As a pastor who has been to a lot of funerals, I’ve heard it said many times. As someone around a lot of “church folk” I’ve heard the lofty conversations and speculations. I’ve even said it myself.
It bothers me every time.
It’s the way we talk about Heaven. Whether we are simply conjecturing, dreaming, wishing or all of the above, our expressed views of Heaven are usually missing one major thing…God.
When a loved one passes away, we immediately turn to the warmth of memories to cover us from the cold of loss. Memories are good things. They are the lingering proofs of personhood. Perhaps we will be remembered by words we said or things we did that will create echoes far greater than the sounds themselves. There are things intricately woven with our personhood that help define us to those we love.
Thinking about what makes someone supremely happy is instrumental in how we form our definition of them.

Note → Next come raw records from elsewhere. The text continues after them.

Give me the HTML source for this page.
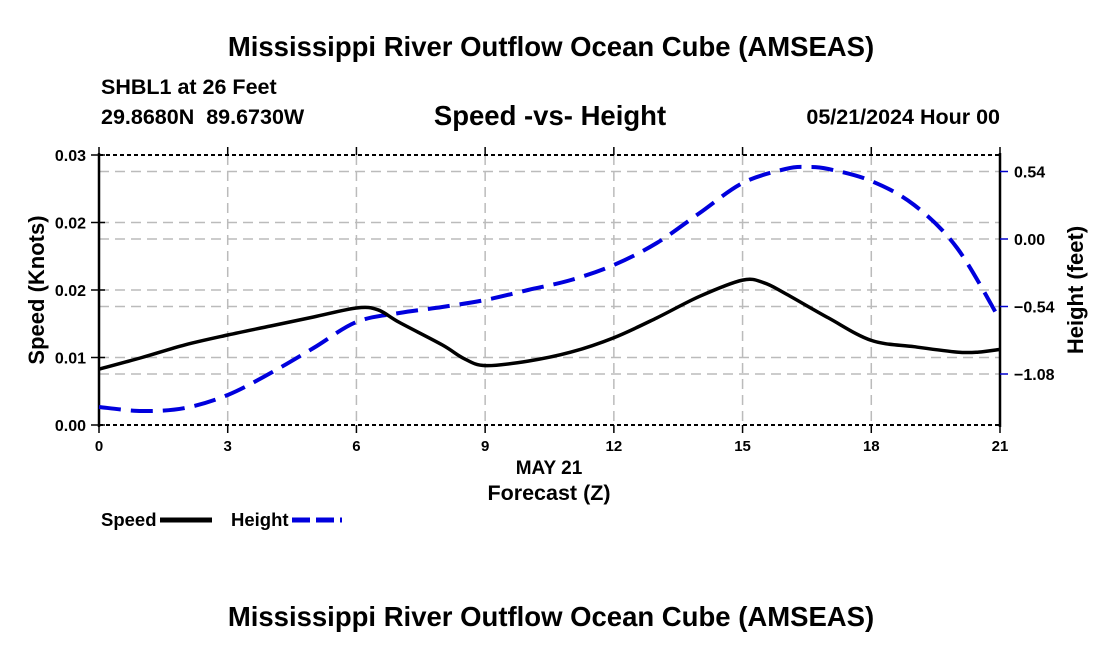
<!DOCTYPE html>
<html><head><meta charset="utf-8"><style>
body{margin:0;background:#fff;}
svg{display:block;font-family:"Liberation Sans",Arial,sans-serif;}
</style></head><body>
<svg width="1100" height="650" viewBox="0 0 1100 650">
<text x="551" y="56" text-anchor="middle" font-size="27.5" font-weight="bold">Mississippi River Outflow Ocean Cube (AMSEAS)</text>
<text x="101" y="94" font-size="21.5" font-weight="bold">SHBL1 at 26 Feet</text>
<text x="101" y="124" font-size="21.5" font-weight="bold">29.8680N&#160;&#160;89.6730W</text>
<text x="550" y="125" text-anchor="middle" font-size="27.5" font-weight="bold">Speed -vs- Height</text>
<text x="1000" y="124" text-anchor="end" font-size="21.5" font-weight="bold">05/21/2024 Hour 00</text>
<g id="grid"></g>
<g id="axes"></g>
<g id="series"></g>
<text x="549" y="474" text-anchor="middle" font-size="19" font-weight="bold">MAY 21</text>
<text x="549" y="500" text-anchor="middle" font-size="21.5" font-weight="bold">Forecast (Z)</text>
<text transform="translate(44,290) rotate(-90)" text-anchor="middle" font-size="22" font-weight="bold">Speed (Knots)</text>
<text transform="translate(1083,290) rotate(-90)" text-anchor="middle" font-size="22" font-weight="bold">Height (feet)</text>
<g>
<text x="101" y="526" font-size="18.5" font-weight="bold">Speed</text>
<line x1="160" y1="520" x2="212" y2="520" stroke="#000" stroke-width="5"/>
<text x="231" y="526" font-size="18.5" font-weight="bold">Height</text>
<line x1="292" y1="520" x2="342" y2="520" stroke="#0000dd" stroke-width="5" stroke-dasharray="18,6"/>
</g>
<text x="551" y="626" text-anchor="middle" font-size="27.5" font-weight="bold">Mississippi River Outflow Ocean Cube (AMSEAS)</text>
</svg>
<script>
const speedHours=[0,1,2,3,4,5,6,6.5,7,8,8.5,9,10,11,12,13,14,15,15.5,16,17,18,19,20,20.5,21];
const speedValues=[0.0062,0.0075,0.0089,0.0100,0.0110,0.0120,0.0130,0.0128,0.0114,0.0089,0.0074,0.0066,0.0071,0.0081,0.0097,0.0119,0.0143,0.0161,0.0158,0.0146,0.0119,0.0094,0.0087,0.0081,0.0081,0.0084];
const heightHours=[0,1,2,3,4,5,6,7,8,9,10,11,12,13,14,15,16,16.5,17,18,19,20,21];
const heightValues=[-1.344,-1.376,-1.352,-1.248,-1.072,-0.872,-0.664,-0.592,-0.544,-0.488,-0.408,-0.328,-0.208,-0.032,0.208,0.448,0.56,0.576,0.56,0.464,0.272,-0.072,-0.648];
const xTicks=[0,3,6,9,12,15,18,21];
const leftTicks=[0,0.0075,0.015,0.0225,0.03];
const leftLabels=["0.00","0.01","0.02","0.02","0.03"];
const rightTicks=[-1.08,-0.54,0,0.54];
const rightLabels=["\u22121.08","\u22120.54","0.00","0.54"];
const X0=99,X1=1000,Y0=425,Y1=155;
const x=h=>X0+(X1-X0)*h/21;
const yL=v=>Y0-(Y0-Y1)*v/0.03;
const yR=v=>239-v*125;
const NS="http://www.w3.org/2000/svg";
function mk(parent,tag,attrs){const e=document.createElementNS(NS,tag);for(const k in attrs)e.setAttribute(k,attrs[k]);document.getElementById(parent).appendChild(e);return e;}
const gs={stroke:"#bbb","stroke-width":1.5,"stroke-dasharray":"10,6"};
xTicks.forEach(t=>{if(t>0&&t<21){const l=mk("grid","line",Object.assign({x1:x(t),x2:x(t),y1:Y1,y2:Y0},gs));

}});
leftTicks.forEach(t=>{if(t>0&&t<0.03){const l=mk("grid","line",Object.assign({x1:X0,x2:X1,y1:yL(t),y2:yL(t)},gs));

}});
rightTicks.forEach(t=>{const l=mk("grid","line",Object.assign({x1:X0,x2:X1,y1:yR(t),y2:yR(t)},gs));

});
[[X0,Y1,X1,Y1],[X0,Y0,X1,Y0]].forEach(c=>{const l=mk("axes","line",{x1:c[0],y1:c[1],x2:c[2],y2:c[3],stroke:"#000","stroke-width":2,"stroke-dasharray":"4,3"});

});
[[X0],[X1]].forEach(c=>{const l=mk("axes","line",{x1:c[0],y1:Y1-2,x2:c[0],y2:Y0+2,stroke:"#000","stroke-width":2.5});

});
xTicks.forEach(t=>{const l=mk("axes","line",{x1:x(t),x2:x(t),y1:Y0,y2:Y0+8,stroke:"#000","stroke-width":1.5});


const l2=mk("axes","line",{x1:x(t),x2:x(t),y1:Y1-8,y2:Y1,stroke:"#000","stroke-width":1.5});


const tx=mk("axes","text",{x:x(t),y:Y0+26,"text-anchor":"middle","font-size":15,"font-weight":"bold"});tx.textContent=t;

});
leftTicks.forEach((t,i)=>{const l=mk("axes","line",{x1:X0-8,x2:X0+6,y1:yL(t),y2:yL(t),stroke:"#000","stroke-width":1.5});


const tx=mk("axes","text",{x:X0-13,y:yL(t)+6,"text-anchor":"end","font-size":16,"font-weight":"bold"});tx.textContent=leftLabels[i];

});
rightTicks.forEach((t,i)=>{const l=mk("axes","line",{x1:X1,x2:X1+8,y1:yR(t),y2:yR(t),stroke:"#0000cc","stroke-width":1.5});


const tx=mk("axes","text",{x:X1+14,y:yR(t)+6,"font-size":16,"font-weight":"bold"});tx.textContent=rightLabels[i];

});
function smooth(pts){let d="M"+pts[0][0]+","+pts[0][1];for(let i=0;i<pts.length-1;i++){const p0=pts[Math.max(0,i-1)],p1=pts[i],p2=pts[i+1],p3=pts[Math.min(pts.length-1,i+2)];
const c1=[p1[0]+(p2[0]-p0[0])/6,p1[1]+(p2[1]-p0[1])/6],c2=[p2[0]-(p3[0]-p1[0])/6,p2[1]-(p3[1]-p1[1])/6];d+=" C"+c1+" "+c2+" "+p2;}return d;}
const hp=mk("series","path",{d:smooth(heightHours.map((h,i)=>[x(h),yR(heightValues[i])])),fill:"none",stroke:"#0000dd","stroke-width":4,"stroke-dasharray":"22,10"});


const sp=mk("series","path",{d:smooth(speedHours.map((h,i)=>[x(h),yL(speedValues[i])])),fill:"none",stroke:"#000","stroke-width":3.5});


</script>
</body></html>
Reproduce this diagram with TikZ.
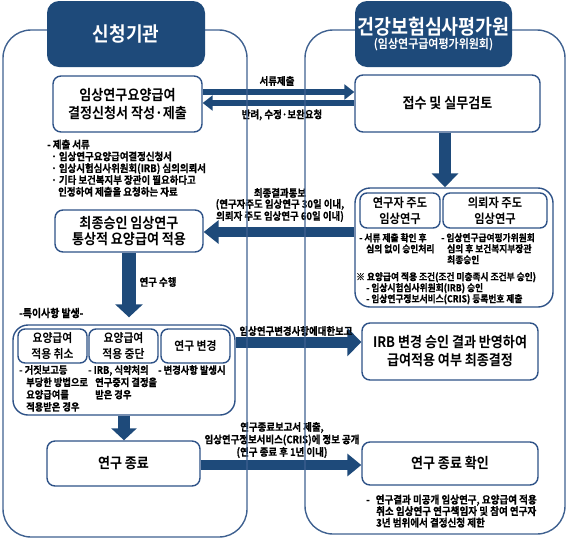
\documentclass[tikz,border=0pt]{standalone}
\usepackage{fontspec}
\newfontfamily\kb[FakeStretch=0.9]{Noto Sans CJK KR Bold}
\newfontfamily\kbb[FakeStretch=0.9,FakeBold=0.5]{Noto Sans CJK KR Bold}
\usetikzlibrary{arrows.meta,calc}
\definecolor{navy}{HTML}{1E4A7A}
\definecolor{boxline}{HTML}{2E5287}
\definecolor{panelline}{HTML}{3F6190}
\tikzset{
  panel/.style={draw=panelline, line width=1.4pt, rounded corners=28pt, inner sep=0pt},
  box/.style={draw=boxline, line width=1.4pt, rounded corners=8pt, fill=white, align=center, inner sep=0pt, font=\kb\fontsize{14.5}{18}\selectfont},
  ibox/.style={box, rounded corners=7pt, font=\kb\fontsize{12.5}{16}\selectfont},
  titlebox/.style={fill=navy, rounded corners=12pt, text=white, align=center, inner sep=0pt},
  note/.style={align=left, inner sep=0pt, anchor=north west, font=\kbb\fontsize{10.5}{11.8}\selectfont},
  snote/.style={note, font=\kbb\fontsize{9.7}{11}\selectfont},
  lab/.style={align=center, inner sep=0pt, font=\kbb\fontsize{10.5}{11}\selectfont},
  arr/.style n args={3}{draw=navy, line width=#1, -{Triangle[length=#2, width=#3]}}
}
\begin{document}
\begin{tikzpicture}[x=1pt,y=-1pt]
\useasboundingbox (0,0) rectangle (567,539);

% boxes
\node[box, minimum width=149pt, minimum height=56pt] (b1) at (127.5,104) {임상연구요양급여\\결정신청서 작성·제출};
\node[box, minimum width=185pt, minimum height=57pt] (b2) at (447.5,103.5) {접수 및 실무검토};
\node[box, minimum width=148pt, minimum height=42pt, font=\kb\fontsize{14.5}{16}\selectfont] (b3) at (129,231) {최종승인 임상연구\\통상적 요양급여 적용};

\node[box, rounded corners=15pt, minimum width=198pt, minimum height=119pt] (grp) at (454,247.5) {};
\node[ibox, minimum width=80pt, minimum height=35pt] (g1) at (400,210.5) {연구자 주도\\임상연구};
\node[ibox, minimum width=104pt, minimum height=35pt] (g2) at (495,210.5) {의뢰자 주도\\임상연구};

\node[box, rounded corners=15pt, minimum width=222pt, minimum height=90pt] (grp2) at (124,370) {};
\node[ibox, minimum width=69pt, minimum height=34pt, font=\kb\fontsize{12}{16}\selectfont] (h1) at (52.5,346) {요양급여\\적용 취소};
\node[ibox, minimum width=69pt, minimum height=34pt, font=\kb\fontsize{12}{16}\selectfont] (h2) at (123.5,346) {요양급여\\적용 중단};
\node[ibox, minimum width=69pt, minimum height=34pt, font=\kb\fontsize{12}{16}\selectfont] (h3) at (195.5,346) {연구 변경};

\node[box, minimum width=176pt, minimum height=57pt] (irb) at (450,351.5) {IRB 변경 승인 결과 반영하여\\급여적용 여부 최종결정};
\node[box, minimum width=153pt, minimum height=45pt] (b4) at (123.5,463.5) {연구 종료};
\node[box, minimum width=176pt, minimum height=43pt] (b5) at (450,463.5) {연구 종료 확인};

% notes
\node[note] (n1) at (47,139.5) {- 제출 서류\\\hspace{4pt}· 임상연구요양급여결정신청서\\\hspace{4pt}· 임상시험심사위원회(IRB) 심의의뢰서\\\hspace{4pt}· 기타 보건복지부 장관이 필요하다고\\\hspace{11pt}인정하여 제출을 요청하는 자료};
\node[snote] (n2) at (359,233) {- 서류 제출 확인 후\\\hspace{7pt}심의 없이 승인처리};
\node[snote] (n3) at (441,233) {- 임상연구급여평가위원회\\\hspace{6pt}심의 후 보건복지부장관\\\hspace{6pt}최종승인};
\node[snote] (n4) at (356,272) {※ 요양급여 적용 조건(조건 미충족시 조건부 승인)\\\hspace{10pt}- 임상시험심사위원회(IRB) 승인\\\hspace{10pt}- 임상연구정보서비스(CRIS) 등록번호 제출};
\node[note, font=\kbb\fontsize{10.3}{12.3}\selectfont] (n5) at (19,365) {- 거짓보고등\\\hspace{7pt}부당한 방법으로\\\hspace{7pt}요양급여를\\\hspace{7pt}적용받은 경우};
\node[note, font=\kbb\fontsize{10.3}{12.3}\selectfont] (n6) at (88,365) {- IRB, 식약처의\\\hspace{7pt}연구중지 결정을\\\hspace{7pt}받은 경우};
\node[note, font=\kbb\fontsize{10.3}{12.3}\selectfont] (n7) at (158,365) {- 변경사항 발생시};
\node[note, font=\kbb\fontsize{10.6}{11.5}\selectfont] (n8) at (366,494.5) {-\hspace{6pt}연구결과 미공개 임상연구, 요양급여 적용\\\hspace{10pt}취소 임상연구 연구책임자 및 참여 연구자\\\hspace{10pt}3년 범위에서 결정신청 제한};

% arrows
\draw[arr={6pt}{10pt}{15pt}] (b1.east |- 0,92) -- (b2.west |- 0,92);
\draw[arr={6pt}{10pt}{15pt}] (b2.west |- 0,103) -- (b1.east |- 0,103);
\draw[arr={12pt}{14pt}{26pt}] (b2.south -| 445,0) -- (grp.north -| 445,0);
\draw[arr={10pt}{15pt}{23pt}] (grp.west |- 0,232) -- (b3.east |- 0,232);
\draw[arr={14pt}{13pt}{27pt}, shorten >=7pt] (b3.south) -- (b3.south |- grp2.north);
\draw[arr={11pt}{14pt}{28pt}] (grp2.east |- 0,342) -- (irb.west |- 0,342);
\draw[arr={12pt}{12pt}{25pt}] (grp2.south) -- (grp2.south |- b4.north);
\draw[arr={10pt}{14pt}{22pt}] (b4.east |- 0,465) -- (b5.west |- 0,465);

% labels
\node[lab] (l1) at (277,81) {서류제출};
\node[lab] (l2) at (282,115) {반려, 수정·보완요청};
\node[lab] (l3) at (280,205) {최종결과통보\\(연구자주도 임상연구 30일 이내,\\의뢰자 주도 임상연구 60일 이내)};
\node[lab] (l4) at (158,282) {연구 수행};
\node[lab, anchor=west, font=\kbb\fontsize{11}{12}\selectfont] (l5) at (19,313) {-특이사항 발생-};
\node[lab] (l6) at (296,331) {임상연구변경사항에대한보고};
\node[lab, font=\kbb\fontsize{10.5}{12.5}\selectfont] (l7) at (282,440) {연구종료보고서 제출,\\임상연구정보서비스(CRIS)에 정보 공개\\(연구 종료 후 1년 이내)};

% panels
\node[panel, minimum width=244pt, minimum height=507pt] (lp) at (125,283.5) {};
\node[panel, minimum width=260pt, minimum height=504pt] (rp) at (435,282) {};

% titles
\node[titlebox, minimum width=158pt, minimum height=66pt, font=\kb\fontsize{20}{24}\selectfont] (t1) at (126,34) {신청기관};
\node[titlebox, minimum width=157pt, minimum height=66pt] (t2) at (433.5,34) {};
\node[text=white, inner sep=0pt, font=\kb\fontsize{20.5}{24}\selectfont] (t2a) at (433.5,27) {건강보험심사평가원};
\node[text=white, inner sep=0pt, font=\kb\fontsize{12.2}{14}\selectfont] (t2b) at (433.5,45) {(임상연구급여평가위원회)};
\end{tikzpicture}
\end{document}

Bob loves golf. Susan loved gardening. When we think of Bob in glory or remember Susan fondly, something to the effect is said, “I’ll bet Bob can’t wait to get up there and tee off with (insert relative or celebrity)” or, “I’m sure Susan’s up there right now tending fields full of flowers.”
While I certainly understand and embrace the sentiment, there is a danger in characterizing Heaven as finally being the place where we get everything we want. To a degree, this betrays an often-overlooked view of God we may hold in the soil of our hearts: God exists for me.
We know God loves us. We believe if He loves us, He will make us happy. For me to be happy, I should get what I want. For me to have an eternal supply of what I want is the ultimate joy – it is my heaven.
There are many things the Bible tells us about Heaven, but the idea that we each create our own is certainly not one of them. There is an objective Heaven, and it is extraordinarily amazing.
I like coffee. I like music. When I die, I have a fear that people will say, “I’ll bet he’s up there in one giant coffee shop,” or perhaps, “Ryan is smiling right now holding a guitar that never goes out of tune.”
There may be coffee in Heaven and I would love to contribute music to the songs of Heaven, but if people think that was, or is, my greatest joy, I have done something wrong.
I want my greatest joy to be Jesus Christ. As the song says, He is my light, my strength, my song. What I am looking forward to about Heaven has nothing to do with décor, activities, or superpowers (flight please). It’s Jesus.
When I die, I hope people say, “Ryan is there right now with Jesus. He must be so happy finally seeing Jesus! I’ll bet he can’t stop smiling at Jesus! Ryan opened his eyes to see Jesus! Jesus, Jesus, Jesus!”
This is not to say enjoying something is necessarily idolatry. We should enjoy activities, nourishment and relationship and do it all for the glory of God. But let us hope people don’t believe the things from which we derive happiness are our gods who fill us with supreme joy.
Coffee may be the official beverage of Heaven. There may be long green fairways, gardens, great concerts and a plethora of other amenities. But honestly, I can do without them all. If heaven turns out to be the opposite of every one of my preferences, but Jesus is there, I’m good.
What is heaven like? There is a lot we don’t know. But we do know Jesus is there. That is enough.
I want to issue a challenge to you, Christian. When people think of you now or look back on your life, what will be said about “your” heaven (as if you could make one)?
Will it be an eternity filled with lesser things and creature comforts? Will it be games or activities?
An eternity full of anything but God is not Heaven. It’s Hell. It is an eternity of lesser things. Even an eternity of your favorite thing without Jesus would be torment – separated from the giver and sustainer of all life.
You can have the coffee. You can have the guitars, Thunder games and music.
You can have all of this world. But give me Jesus.